The decision in Citizens United said that money equals speech, a position that I – and a vast majority of Americans, in poll after poll – could not disagree with more. Take the billionaires Charles and David Koch, who fund Americans for Prosperity, the group that criticized me last week. The Kochs pledged at the outset of this year to spend $889 million to influence next November’s presidential race. Almost a billion dollars from just two people!
Why should they have a greater say in who our elected representatives are than you or I do? Do their voices matter more than a public school teacher in Jupiter? Or a firefighter in Jacksonville? Or an elderly couple in Century Village? By blessing the unlimited amounts of money that have negatively permeated our airwaves in November after November, the Supreme Court agreed that, yes, their voices matter more than yours.

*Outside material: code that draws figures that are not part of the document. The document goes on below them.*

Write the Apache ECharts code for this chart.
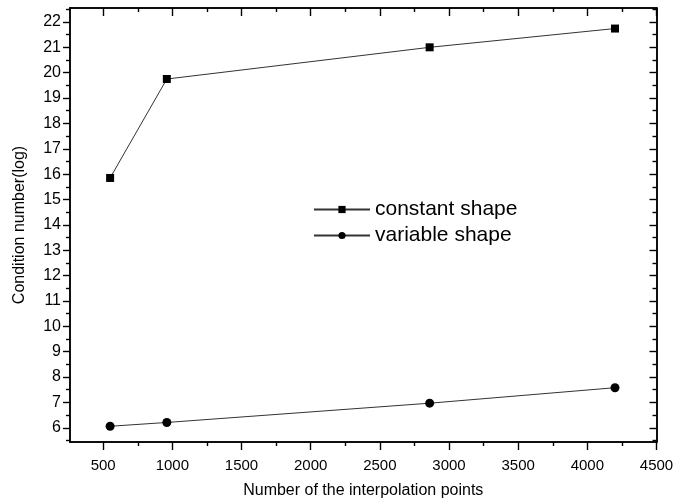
<!DOCTYPE html>
<html>
<head>
<meta charset="utf-8">
<script src="https://cdn.jsdelivr.net/npm/echarts@6/dist/echarts.min.js"></script>
<style>html,body{margin:0;padding:0;background:#fff}#c{width:692px;height:504px}</style>
</head>
<body>
<div id="c"></div>
<script>
const constantX = [550, 960, 2860, 4200];
const constantY = [15.85, 19.75, 21.0, 21.74];
const variableX = [550, 960, 2860, 4200];
const variableY = [6.06, 6.21, 6.97, 7.58];
const seriesNames = ['constant shape', 'variable shape'];
const xMajor = [500, 1000, 1500, 2000, 2500, 3000, 3500, 4000, 4500];
const xMinor = [750, 1250, 1750, 2250, 2750, 3250, 3750, 4250];
const yMajor = [6, 7, 8, 9, 10, 11, 12, 13, 14, 15, 16, 17, 18, 19, 20, 21, 22];
const yMinor = [5.5, 6.5, 7.5, 8.5, 9.5, 10.5, 11.5, 12.5, 13.5, 14.5, 15.5, 16.5, 17.5, 18.5, 19.5, 20.5, 21.5, 22.5];

const FONT = 'Liberation Sans, Arial, sans-serif';
const X_MIN = 260, X_MAX = 4500, Y_MIN = 5.44, Y_MAX = 22.55;
const lineStyle = { color: '#000', width: 1.5 };

function xAx(pos, ticks, len, inside, labels) {
  return {
    type: 'value', position: pos, min: X_MIN, max: X_MAX,
    axisLine: { show: true, onZero: false, lineStyle },
    axisTick: { show: true, inside, length: len, customValues: ticks, lineStyle: { color: '#000', width: 1.4 } },
    axisLabel: labels ? { show: true, customValues: xMajor, margin: 16, fontSize: 15, color: '#000', fontFamily: FONT, formatter: v => String(v) } : { show: false },
    splitLine: { show: false }
  };
}
function yAx(pos, ticks, len, inside, labels) {
  return {
    type: 'value', position: pos, min: Y_MIN, max: Y_MAX,
    axisLine: { show: true, onZero: false, lineStyle },
    axisTick: { show: true, inside, length: len, customValues: ticks, lineStyle: { color: '#000', width: 1.4 } },
    axisLabel: labels ? { show: true, customValues: yMajor, margin: 9, fontSize: 16, color: '#000', fontFamily: FONT, formatter: v => String(v) } : { show: false },
    splitLine: { show: false }
  };
}

const xAxes = [
  xAx('bottom', xMajor, 8, false, true),
  xAx('bottom', xMinor, 4, false, false),
  xAx('top', xMajor, 8, true, false),
  xAx('top', xMinor, 4, true, false)
];
Object.assign(xAxes[0], {
  name: 'Number of the interpolation points', nameLocation: 'middle', nameGap: 41,
  nameTextStyle: { fontSize: 16, color: '#000', fontFamily: FONT }
});
const yAxes = [
  yAx('left', yMajor, 7, false, true),
  yAx('left', yMinor, 4, false, false),
  yAx('right', yMajor, 7, true, false),
  yAx('right', yMinor, 4, true, false)
];
Object.assign(yAxes[0], {
  name: 'Condition number(log)', nameLocation: 'middle', nameGap: 42,
  nameTextStyle: { fontSize: 16, color: '#000', fontFamily: FONT }
});

const chart = echarts.init(document.getElementById('c'), null, { renderer: 'canvas' });
chart.setOption({
  animation: false,
  backgroundColor: '#fff',
  grid: { left: 70, right: 35.5, top: 8, bottom: 59, containLabel: false },
  xAxis: xAxes,
  yAxis: yAxes,
  legend: {
    orient: 'vertical', left: 308, top: 194, padding: 5, itemWidth: 56, itemHeight: 9, itemGap: 5,
    textStyle: { fontSize: 21, color: '#000', fontFamily: FONT },
    data: seriesNames
  },
  series: [
    {
      name: seriesNames[0], type: 'line', xAxisIndex: 0, yAxisIndex: 0,
      data: constantX.map((x, i) => [x, constantY[i]]),
      symbol: 'rect', symbolSize: 8,
      lineStyle: { color: '#333', width: 1 },
      itemStyle: { color: '#000' }
    },
    {
      name: seriesNames[1], type: 'line', xAxisIndex: 0, yAxisIndex: 0,
      data: variableX.map((x, i) => [x, variableY[i]]),
      symbol: 'circle', symbolSize: 9,
      lineStyle: { color: '#333', width: 1 },
      itemStyle: { color: '#000' }
    }
  ]
});
</script>
</body>
</html>
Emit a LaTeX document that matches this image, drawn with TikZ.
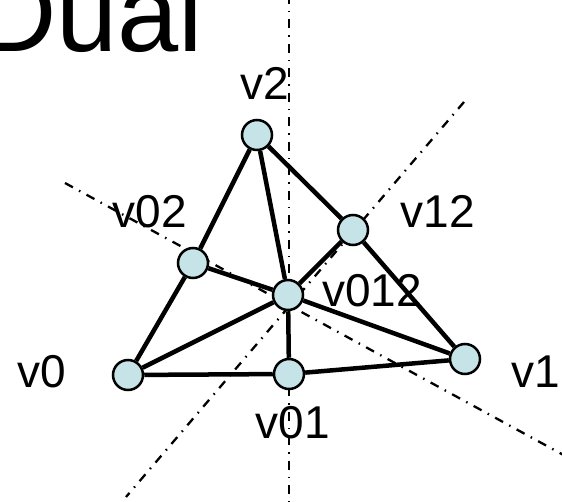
\documentclass[tikz,border=0pt]{standalone}
\usepackage{fontspec}
\setmainfont{Liberation Sans}
\definecolor{vfill}{RGB}{198,228,232}
\tikzset{
  vert/.style={circle,draw=black,line width=2.5pt,fill=vfill,minimum size=30pt,inner sep=0pt},
  edge/.style={line width=4.5pt},
  axis/.style={line width=2.3pt,dash pattern=on 9pt off 7pt on 1.5pt off 7pt},
  lab/.style={anchor=base,inner sep=0pt,font=\fontsize{46}{46}\selectfont}
}
\begin{document}
\begin{tikzpicture}[x=1pt,y=-1pt]
\useasboundingbox (0,0) rectangle (562,502);
\clip (0,0) rectangle (562,502);
\node[anchor=base west,inner sep=0pt,font=\fontsize{110}{110}\selectfont] (title) at (-23,52) {Dual};
\node[lab] (l2) at (265,100) {v2};
\node[lab] (l02) at (150,228) {v02};
\node[lab] (l12) at (438,228) {v12};
\node[lab] (l012) at (372,307) {v012};
\node[lab] (l0) at (42,388) {v0};
\node[lab] (l1) at (536,388) {v1};
\node[lab] (l01) at (293,438) {v01};
\coordinate (a1) at (289,-5);
\coordinate (a2) at (289,510);
\coordinate (b1) at (464,102);
\coordinate (b2) at (126,497);
\coordinate (c1) at (65,183);
\coordinate (c2) at (580,464);
\draw[axis] (a1) -- (a2);
\draw[axis] (b1) -- (b2);
\draw[axis] (c1) -- (c2);
\node[vert] (v0) at (128,375) {};
\node[vert] (v1) at (465,359) {};
\node[vert] (v2) at (257,135) {};
\node[vert] (v01) at (289,374) {};
\node[vert] (v02) at (193,263) {};
\node[vert] (v12) at (353,230) {};
\node[vert] (v012) at (288,295) {};
\foreach \a/\b in {v0/v02,v02/v2,v2/v12,v12/v1,v0/v01,v01/v1,v2/v012,v02/v012,v12/v012,v0/v012,v1/v012,v01/v012}
  \draw[edge] (\a) -- (\b);
\end{tikzpicture}
\end{document}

How can we change this unacceptable status quo? We need to elect a majority in the U.S. Senate dedicated to overturning Citizens United. As a result, we must play by the rules in front of us. Campaign finance reformers cannot unilaterally disarm and allow the special interests and dark-money contributors to dominate our political discourse. We need to end unlimited, unaccountable money for all political parties by passing comprehensive campaign finance reform. Only then can we end the incessant name-calling, gridlock, and obstructionism in Congress, and restore the trust between voters and the elected officials they send to Washington. Our leaders should be accountable only to the people.
It’s time to take our politics out of the gutter and focus on working on the serious challenges our country faces. Supreme Court Justice John Paul Stevens said it best in his dissenting opinion in Citizens United: “A democracy cannot function effectively when its constituent members believe laws are being bought and sold.” Chilling words indeed — and a reminder that by fighting against Citizens United, we are fighting for our democracy itself.
Patrick Erin Murphy is an American accountant, politician and member of the Democratic Party who has been the U.S. Representative for Florida’s 18th congressional district since 2013. He wrote this for the Sun Sentinel.